+++ Raw records +++

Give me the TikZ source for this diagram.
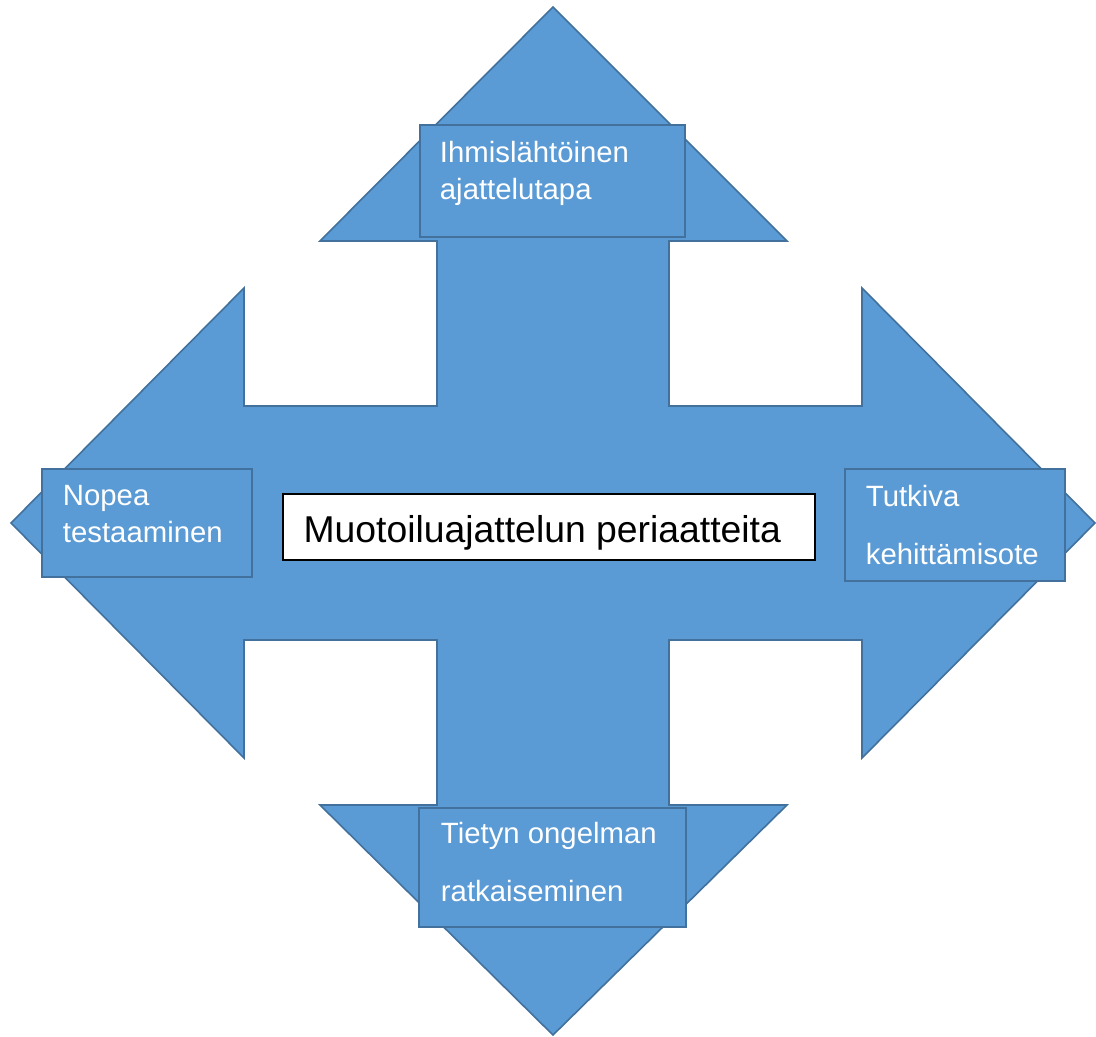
\documentclass[tikz,border=0pt]{standalone}
\usepackage{fontspec}
\setmainfont{Liberation Sans}
\usetikzlibrary{positioning,calc,fit}
\definecolor{arrowblue}{HTML}{5B9BD5}
\definecolor{edgeblue}{HTML}{41719C}

\begin{document}
\begin{tikzpicture}[
  x=0.75pt,y=-0.75pt,
  cross/.style={fill=arrowblue,draw=edgeblue,line width=1.2pt,line join=miter},
  box/.style={rectangle,fill=arrowblue,draw=edgeblue,line width=2pt,inner sep=0pt},
  titlebox/.style={rectangle,fill=white,draw=black,line width=1pt,inner sep=0pt},
  txt/.style={anchor=north west,inner sep=0pt,align=left,text=white,font=\fontsize{22}{28}\selectfont},
  wide/.style={font=\fontsize{22}{43.5}\selectfont}
]
\useasboundingbox (0,0) rectangle (1096,1037);
% four-way arrow
\draw[cross] (553,7) -- (787,241) -- (669,241) -- (669,406) -- (862,406) -- (862,288)
  -- (1095,523) -- (862,758) -- (862,640) -- (669,640) -- (669,805) -- (787,805)
  -- (553,1035) -- (320,805) -- (437,805) -- (437,640) -- (244,640) -- (244,758)
  -- (11,523) -- (244,288) -- (244,406) -- (437,406) -- (437,241) -- (320,241) -- cycle;
% boxes on the arrow heads
\node[box,fit={(420,125) (685,237)}] (top) {};
\node[box,fit={(42,469) (252,577)}] (left) {};
\node[box,fit={(845,469) (1065,581)}] (right) {};
\node[box,fit={(419,808) (686,927)}] (bottom) {};
\node[titlebox,fit={(283,494) (815,560)}] (title) {};
% texts
\node[txt] (topTxt) at ([shift={(21,17)}]top.north west) {Ihmislähtöinen\\ajattelutapa};
\node[txt] (leftTxt) at ([shift={(22,17)}]left.north west) {Nopea\\testaaminen};
\node[txt,wide] (rightTxt) at ([shift={(22,17)}]right.north west) {Tutkiva\\kehittämisote};
\node[txt,wide] (bottomTxt) at ([shift={(23,15)}]bottom.north west) {Tietyn ongelman\\ratkaiseminen};
\node[txt,text=black,font=\fontsize{28}{34}\selectfont] (titleTxt) at ([shift={(21,22)}]title.north west) {Muotoiluajattelun periaatteita};
\end{tikzpicture}
\end{document}
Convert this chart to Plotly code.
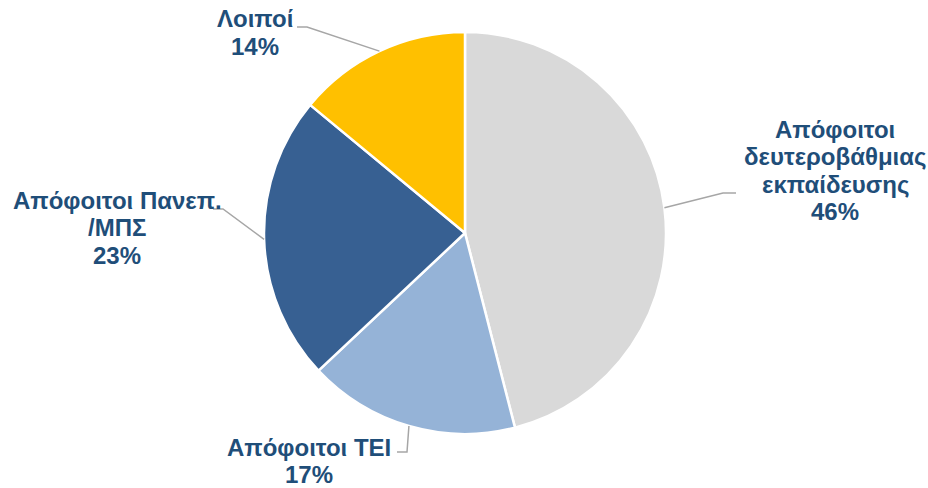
import math
import plotly.graph_objects as go

# Data
categories = [["Απόφοιτοι", "δευτεροβάθμιας", "εκπαίδευσης"],
              ["Απόφοιτοι ΤΕΙ"],
              ["Απόφοιτοι Πανεπ.", "/ΜΠΣ"],
              ["Λοιποί"]]
values = [46, 17, 23, 14]
colors = ["#D9D9D9", "#95B3D7", "#376092", "#FFC000"]

W, H = 928, 488
CX, CY, R = 465, 233, 201  # pie centre/radius in px (layout)
LINE_GAP = 27.5
FONT_SIZE = 24

def px(x):
    return x / W

def py(y):
    return 1 - y / H

fig = go.Figure()
fig.add_trace(go.Pie(
    values=values,
    labels=[" ".join(c) for c in categories],
    marker=dict(colors=colors, line=dict(color="white", width=2.5)),
    sort=False, direction="clockwise", rotation=0,
    textinfo="none", hoverinfo="label+percent",
    domain=dict(x=[px(CX - R), px(CX + R)], y=[py(CY + R), py(CY - R)]),
    showlegend=False,
))

# label layout: (label centre x, first line centre y, elbow x, elbow y, end x)
label_layout = [
    (835, 129, 723, 193, 736),
    (309, 447, 407, 452, 397),
    (117, 200, 223, 209, 213),
    (255, 19, 307, 27, 297),
]

total = sum(values)
cum = 0
shapes = []
annotations = []
for cat, v, lay in zip(categories, values, label_layout):
    mid = (cum + v / 2) / total * 2 * math.pi
    cum += v
    sx = CX + R * math.sin(mid)
    sy = CY - R * math.cos(mid)
    lx, ly, ex, ey, endx = lay
    path = f"M {px(sx)},{py(sy)} L {px(ex)},{py(ey)} L {px(endx)},{py(ey)}"
    shapes.append(dict(type="path", path=path, xref="paper", yref="paper",
                       line=dict(color="#A6A6A6", width=1.5)))
    pct = round(v / total * 100)
    lines = list(cat) + [f"{pct}%"]
    for i, t in enumerate(lines):
        annotations.append(dict(
            x=px(lx), y=py(ly + i * LINE_GAP), xref="paper", yref="paper",
            xanchor="center", yanchor="middle", showarrow=False,
            text=f"<b>{t}</b>",
            font=dict(family="Liberation Sans, Arial", size=FONT_SIZE, color="#1F4E79"),
        ))

fig.update_layout(
    width=W, height=H,
    margin=dict(l=0, r=0, t=0, b=0),
    paper_bgcolor="white", plot_bgcolor="white",
    shapes=shapes, annotations=annotations,
)
fig.write_html("out.html", config={"displayModeBar": False},
               post_script="document.body.style.margin='0';")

+++

◆ Exercise goal
Where a line above includes "this", copy that line.

◆ Correct output
Give me the TikZ source for this diagram.
Convert this chart to Plotly code.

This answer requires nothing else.